Vocapia
Research develops technologies for multilingual, large vocabulary
speech recognition (also called
speech-to-text conversion),
automatic audio segmentation, language identification and speaker
recognition.
Vocapia's
VoxSigma™ speech-to-text software suite delivers
state-of-the-art performance
in many languages for a variety of audio data types, including
broadcast data, parliamentary hearings and conversational speech.
Large vocabulary continuous speech recognition is the key technology for
enabling content-based information access in audio and video documents.
The linguistic information is mostly encoded in the audio channel of audiovisual data,
which once transcribed can be accessed using text-based tools.

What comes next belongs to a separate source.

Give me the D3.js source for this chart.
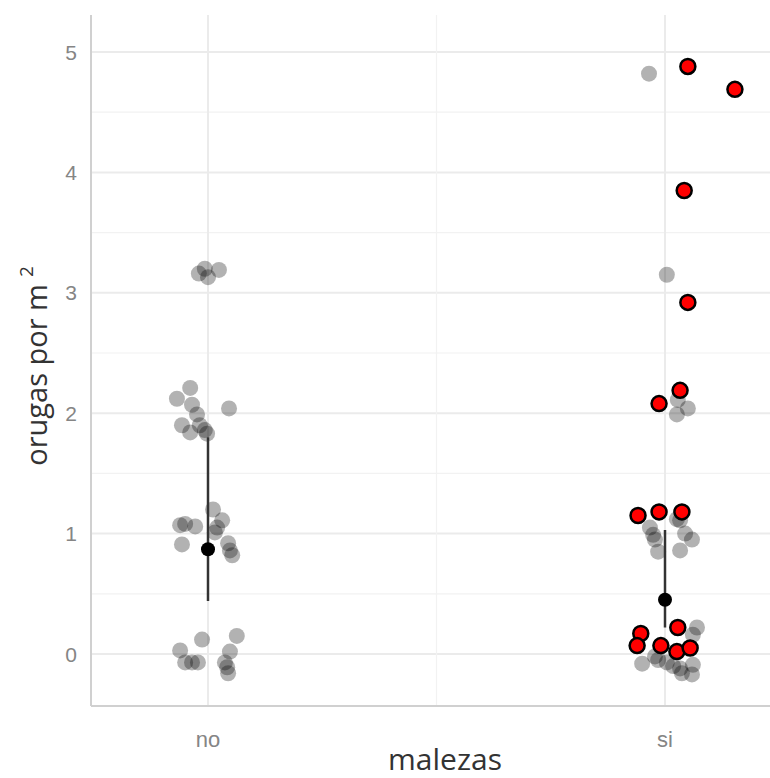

Among the most common applications of our technology are audio and audiovisual
data mining (broadcast data, call center data), media monitoring, media asset
management, and speech transcription.
We provide solutions and expertise for core speech processing
technologies such as speech recognition, language identification and
speaker recognition, with speech-to-text technologies for many
languages including Arabic, Dutch, English, French, German, Italian,
Mandarin, Polish, Russian and Spanish, with several others under
development. We work with our clients to adapt, tune or create specific models or systems tailored to their application needs.
The VoxSigma software suite is the latest generation of
speech processing software offered by Vocapia Research, building upon
accurate statistical modeling techniques for speech production and
speech perception.
The VoxSigma software suite is offered as a stand-alone solution and as a Web service.